Set exercise
Only the number is wanted: how many lines hold the word "that"?

------ Data lines ------

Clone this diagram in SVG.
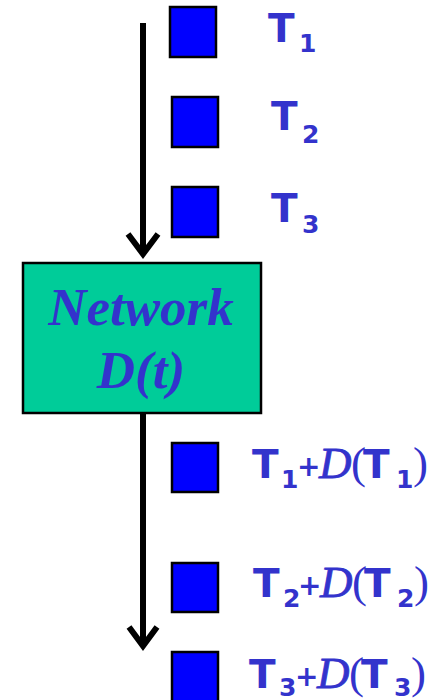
<svg xmlns="http://www.w3.org/2000/svg" width="444" height="700" viewBox="0 0 444 700">
<style>
.sq{fill:#0000FF;stroke:#000;stroke-width:2.5}
.t{font-family:"DejaVu Sans",sans-serif;font-weight:bold;fill:#3333CC;font-size:39px}
.s{font-size:25px}
.p{font-family:"DejaVu Sans",sans-serif;font-weight:bold;fill:#3333CC;font-size:28px}
.m{font-family:"Liberation Serif",serif;fill:#3333CC;font-size:45px}
.i{font-style:italic;stroke:#3333CC;stroke-width:0.8}
.ln{stroke:#000;stroke-width:6;fill:none}
.hd{stroke:#000;stroke-width:6;fill:none;stroke-linecap:butt;stroke-linejoin:miter}
.nw{font-family:"Liberation Serif",serif;font-weight:bold;font-style:italic;font-size:53px;fill:#3333CC}
</style>
<rect width="444" height="700" fill="#fff"/>
<g id="connectors">
<line class="ln" x1="143" y1="23" x2="143" y2="254"/>
<polyline class="hd" points="128,234 143,254 158,234"/>
<line class="ln" x1="143" y1="413" x2="143" y2="646"/>
<polyline class="hd" points="129,627 143,646 157,627"/>
</g>
<g id="network">
<rect x="23" y="263" width="238" height="150" fill="#00CC99" stroke="#000" stroke-width="2.5"/>
<text class="nw" x="141" y="325" text-anchor="middle">Network</text>
<text class="nw" x="141" y="388" text-anchor="middle">D(t)</text>
</g>
<g id="t1"><rect class="sq" x="170" y="7" width="46" height="50"/><text class="t" x="268" y="42">T<tspan class="s" x="299" y="52">1</tspan></text></g>
<g id="t2"><rect class="sq" x="172" y="97" width="46" height="50"/><text class="t" x="271" y="130">T<tspan class="s" x="302" y="143">2</tspan></text></g>
<g id="t3"><rect class="sq" x="172" y="187" width="46" height="50"/><text class="t" x="271" y="222">T<tspan class="s" x="302" y="233">3</tspan></text></g>
<g id="o1"><rect class="sq" x="172" y="443" width="46" height="49"/>
<text class="t" x="252" y="478">T<tspan class="s" x="281" y="488">1</tspan></text>
<text class="p" x="297" y="476">+</text><text class="m i" x="319" y="478">D</text><text class="m" x="351" y="478">(</text>
<text class="t" x="363" y="478">T<tspan class="s" x="396" y="488">1</tspan></text><text class="m" x="413" y="478">)</text></g>
<g id="o2"><rect class="sq" x="172" y="563" width="46" height="49"/>
<text class="t" x="253" y="597">T<tspan class="s" x="283" y="607">2</tspan></text>
<text class="p" x="298" y="595">+</text><text class="m i" x="320" y="597">D</text><text class="m" x="352" y="597">(</text>
<text class="t" x="364" y="597">T<tspan class="s" x="397" y="607">2</tspan></text><text class="m" x="414" y="597">)</text></g>
<g id="o3"><rect class="sq" x="172" y="652" width="46" height="50"/>
<text class="t" x="249" y="688">T<tspan class="s" x="279" y="696">3</tspan></text>
<text class="p" x="295" y="686">+</text><text class="m i" x="317" y="688">D</text><text class="m" x="349" y="688">(</text>
<text class="t" x="361" y="688">T<tspan class="s" x="394" y="696">3</tspan></text><text class="m" x="411" y="688">)</text></g>
</svg>
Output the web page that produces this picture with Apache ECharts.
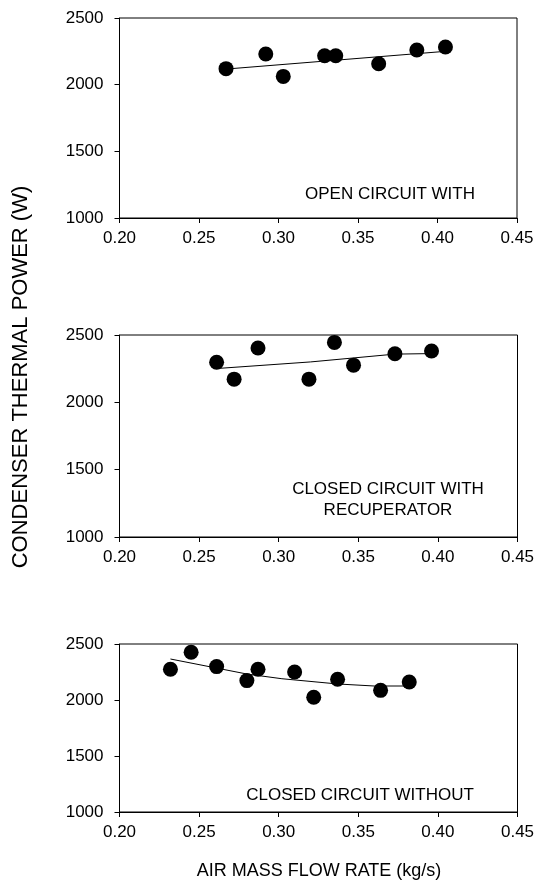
<!DOCTYPE html>
<html>
<head>
<meta charset="utf-8">
<script src="https://cdn.jsdelivr.net/npm/echarts@6/dist/echarts.min.js"></script>
<style>html,body{margin:0;padding:0;background:#fff}#c{width:539px;height:882px}</style>
</head>
<body>
<div id="c"></div>
<script>
// Panel 1: OPEN CIRCUIT WITH
var openX = [0.267, 0.292, 0.303, 0.329, 0.336, 0.363, 0.387, 0.405];
var openY = [2120, 2230, 2062, 2217, 2217, 2157, 2260, 2282];
var openTrendX = [0.267, 0.405];
var openTrendY = [2117, 2250];
// Panel 2: CLOSED CIRCUIT WITH RECUPERATOR
var recX = [0.261, 0.272, 0.287, 0.319, 0.335, 0.347, 0.373, 0.396];
var recY = [2298, 2172, 2403, 2172, 2445, 2276, 2361, 2381];
var recTrendX = [0.261, 0.320, 0.373, 0.396];
var recTrendY = [2251, 2300, 2358, 2362];
// Panel 3: CLOSED CIRCUIT WITHOUT
var woX = [0.232, 0.245, 0.261, 0.280, 0.287, 0.310, 0.322, 0.337, 0.364, 0.382];
var woY = [2274, 2426, 2298, 2173, 2274, 2250, 2024, 2185, 2086, 2161];
var woTrendX = [0.232, 0.280, 0.302, 0.337, 0.360, 0.382];
var woTrendY = [2366, 2232, 2190, 2143, 2125, 2125];

var xTicks = [0.20, 0.25, 0.30, 0.35, 0.40, 0.45];
var yTicks = [1000, 1500, 2000, 2500];
var yTitle = 'CONDENSER THERMAL POWER (W)';
var xTitle = 'AIR MASS FLOW RATE (kg/s)';
var labels = [['OPEN CIRCUIT WITH'], ['CLOSED CIRCUIT WITH', 'RECUPERATOR'], ['CLOSED CIRCUIT WITHOUT']];

function zip(a, b) { return a.map(function (v, i) { return [v, b[i]]; }); }

var FONT = '"Liberation Sans", Arial, sans-serif';
var grids = [
  {left: 119.5, top: 18, width: 397.5, height: 200},
  {left: 119.5, top: 335, width: 398, height: 202},
  {left: 119.5, top: 644, width: 398, height: 168}
];
var xAxes = [], yAxes = [], series = [];
var sets = [[openX, openY, openTrendX, openTrendY], [recX, recY, recTrendX, recTrendY], [woX, woY, woTrendX, woTrendY]];
grids.forEach(function (g, i) {
  g.show = true; g.borderColor = '#000'; g.borderWidth = 1; g.backgroundColor = 'transparent';
  xAxes.push({
    type: 'value', gridIndex: i, min: xTicks[0], max: xTicks[xTicks.length - 1], interval: 0.05,
    axisLine: {lineStyle: {color: '#000', width: 1}},
    axisTick: {show: true, inside: false, length: 5, lineStyle: {color: '#000'}},
    splitLine: {show: false},
    axisLabel: {color: '#000', fontFamily: FONT, fontSize: 17, margin: 12, formatter: function (v) { return v.toFixed(2); }}
  });
  yAxes.push({
    type: 'value', gridIndex: i, min: yTicks[0], max: yTicks[yTicks.length - 1], interval: 500,
    axisLine: {show: true, lineStyle: {color: '#000', width: 1}},
    axisTick: {show: true, inside: false, length: 5, lineStyle: {color: '#000'}},
    splitLine: {show: false},
    axisLabel: {color: '#000', fontFamily: FONT, fontSize: 17, margin: 16, formatter: function (v) { return String(v); }}
  });
  var s = sets[i];
  series.push({
    type: 'line', xAxisIndex: i, yAxisIndex: i, data: zip(s[2], s[3]), symbol: 'none',
    lineStyle: {color: '#000', width: 1}, silent: true, z: 2
  });
  series.push({
    type: 'scatter', xAxisIndex: i, yAxisIndex: i, data: zip(s[0], s[1]), symbol: 'circle', symbolSize: 15,
    itemStyle: {color: '#000', opacity: 1}, z: 3
  });
});

var annPos = [[390, 194], [388, 500], [360, 795]];
var texts = [];
labels.forEach(function (lines, i) {
  texts.push({
    type: 'text', x: annPos[i][0], y: annPos[i][1],
    style: {text: lines.join('\n'), fill: '#000', font: '17px ' + FONT, textAlign: 'center', textVerticalAlign: 'middle', lineHeight: 21}
  });
});
texts.push({
  type: 'text', x: 319, y: 871,
  style: {text: xTitle, fill: '#000', font: '18px ' + FONT, textAlign: 'center', textVerticalAlign: 'middle'}
});
texts.push({
  type: 'text', x: 21, y: 377, rotation: Math.PI / 2,
  style: {text: yTitle, fill: '#000', font: '22px ' + FONT, textAlign: 'center', textVerticalAlign: 'middle'}
});

var chart = echarts.init(document.getElementById('c'), null, {renderer: 'canvas'});
chart.setOption({
  animation: false,
  backgroundColor: '#fff',
  grid: grids,
  xAxis: xAxes,
  yAxis: yAxes,
  series: series,
  graphic: texts
});
</script>
</body>
</html>
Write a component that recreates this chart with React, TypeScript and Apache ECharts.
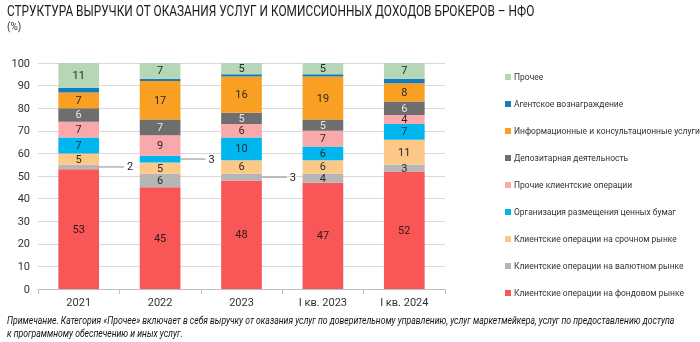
import React, { useEffect, useRef } from "react";
import * as echarts from "echarts";

const titleText = "СТРУКТУРА ВЫРУЧКИ ОТ ОКАЗАНИЯ УСЛУГ И КОМИССИОННЫХ ДОХОДОВ БРОКЕРОВ – НФО";
const unitText = "(%)";
const noteLine1 =
  "Примечание. Категория «Прочее» включает в себя выручку от оказания услуг по доверительному управлению, услуг маркетмейкера, услуг по предоставлению доступа";
const noteLine2 = "к программному обеспечению и иных услуг.";

const categories = ["2021", "2022", "2023", "I кв. 2023", "I кв. 2024"];

const stockMarket = [53, 45, 48, 47, 52];
const fxMarket = [2, 6, 3, 4, 3];
const derivativesMarket = [5, 5, 6, 6, 11];
const securitiesPlacement = [7, 3, 10, 6, 7];
const otherClientOps = [7, 9, 6, 7, 4];
const depository = [6, 7, 5, 5, 6];
const infoConsulting = [7, 17, 16, 19, 8];
const agencyFee = [2, 1, 1, 1, 2];
const other = [11, 7, 5, 5, 7];

const seriesDefs = [
  { name: "Клиентские операции на фондовом рынке", data: stockMarket, color: "#f95757", label: true, outside: [] as number[], labelColor: "#2a1a1a" },
  { name: "Клиентские операции на валютном рынке", data: fxMarket, color: "#b6b6b6", label: true, outside: [0, 2], labelColor: "#2a2a2a" },
  { name: "Клиентские операции на срочном рынке", data: derivativesMarket, color: "#fcc887", label: true, outside: [], labelColor: "#2a2a2a" },
  { name: "Организация размещения ценных бумаг", data: securitiesPlacement, color: "#00b6ee", label: true, outside: [1], labelColor: "#1a2a33" },
  { name: "Прочие клиентские операции", data: otherClientOps, color: "#f9a9a9", label: true, outside: [], labelColor: "#2a2a2a" },
  { name: "Депозитарная деятельность", data: depository, color: "#6e6e6e", label: true, outside: [], labelColor: "#e6e6e6" },
  { name: "Информационные и консультационные услуги", data: infoConsulting, color: "#f9a023", label: true, outside: [], labelColor: "#2a2a2a" },
  { name: "Агентское вознаграждение", data: agencyFee, color: "#137cbd", label: false, outside: [], labelColor: "#2a2a2a" },
  { name: "Прочее", data: other, color: "#b6d7b5", label: true, outside: [], labelColor: "#2a2a2a" },
];

const FONT = "Roboto";

function measure(text: string, font: string): number {
  const ctx = document.createElement("canvas").getContext("2d")!;
  ctx.font = font;
  return ctx.measureText(text).width;
}

export default function App() {
  const ref = useRef<HTMLDivElement>(null);
  useEffect(() => {
    document.body.style.margin = "0";
    const chart = echarts.init(ref.current!, null, { renderer: "svg" });

    const titleScale = 528 / measure(titleText, `14px ${FONT}`);
    const noteScale = 668 / measure(noteLine1, `italic 10.5px ${FONT}`);
    const longest = seriesDefs.reduce((a, s) => (s.name.length > a.length ? s.name : a), "");
    const legendFont = Math.min(10, (10 * 186) / measure(longest, `10px ${FONT}`));

    const series = seriesDefs.map((s) => ({
      name: s.name,
      type: "bar",
      stack: "total",
      barWidth: "50%",
      itemStyle: { color: s.color },
      label: {
        show: s.label,
        position: "inside",
        fontSize: 11,
        fontFamily: FONT,
        color: s.labelColor,
      },
      data: s.data.map((v, i) =>
        s.outside.includes(i)
          ? {
              value: v,
              label: {
                show: true,
                position: "right",
                distance: 0,
                formatter: (p: any) => `{l|}{v|${p.value}}`,
                rich: {
                  l: { width: 25, height: 1, backgroundColor: "#8c8c8c" },
                  v: { fontSize: 11, color: "#222", fontFamily: FONT, padding: [0, 0, 0, 3] },
                },
              },
            }
          : v
      ),
    }));
    chart.setOption({
      animation: false,
      textStyle: { fontFamily: FONT },
      grid: { left: 38, right: 255, top: 63, bottom: 53 },
      legend: {
        orient: "vertical",
        left: 500,
        top: 66,
        itemWidth: 6,
        itemHeight: 6,
        itemGap: 15,
        icon: "rect",
        selectedMode: false,
        data: seriesDefs.map((s) => s.name).reverse(),
        textStyle: { fontSize: legendFont, color: "#333", fontFamily: FONT, padding: [0, 0, 0, -2], lineHeight: 12 },
      },
      xAxis: {
        type: "category",
        data: categories,
        axisLine: { lineStyle: { color: "#bfbfbf" } },
        axisTick: { show: true, lineStyle: { color: "#bfbfbf" } },
        axisLabel: { color: "#333", fontSize: 11, margin: 8 },
      },
      yAxis: {
        type: "value",
        min: 0,
        max: 100,
        interval: 10,
        axisLine: { show: false },
        axisTick: { show: false },
        axisLabel: { color: "#333", fontSize: 11, margin: 8 },
        splitLine: { lineStyle: { color: "#d9d9d9" } },
      },
      graphic: [
        {
          type: "text",
          x: 7,
          y: 4,
          scaleX: titleScale,
          style: { text: titleText, fontSize: 14, fontFamily: FONT, fill: "#1a1a1a", verticalAlign: "top" },
        },
        {
          type: "text",
          x: 7,
          y: 21,
          style: { text: unitText, fontSize: 10, fontFamily: FONT, fill: "#333", verticalAlign: "top" },
        },
        {
          type: "text",
          x: 7,
          y: 315,
          scaleX: noteScale,
          style: { text: noteLine1, fontSize: 10.5, fontStyle: "italic", fontFamily: FONT, fill: "#111", verticalAlign: "top" },
        },
        {
          type: "text",
          x: 7,
          y: 328,
          scaleX: noteScale,
          style: { text: noteLine2, fontSize: 10.5, fontStyle: "italic", fontFamily: FONT, fill: "#111", verticalAlign: "top" },
        },
      ],
      series,
    });
    return () => chart.dispose();
  }, []);
  return <div ref={ref} style={{ position: "fixed", left: 0, top: 0, width: 700, height: 342 }} />;
}
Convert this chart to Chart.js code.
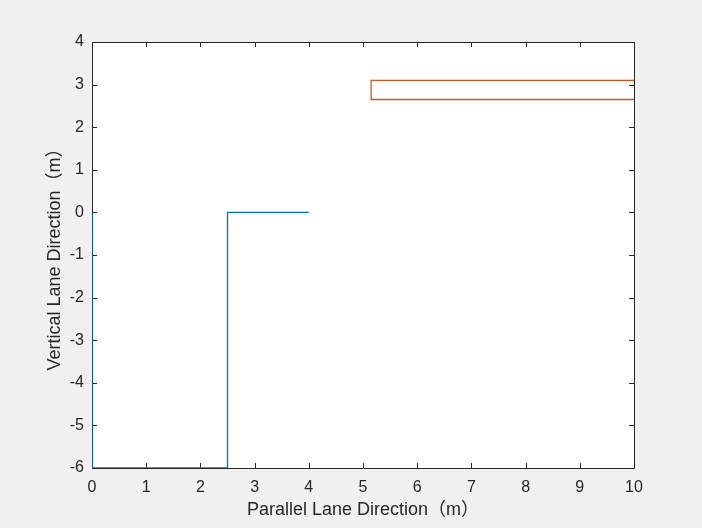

------

Expected output
2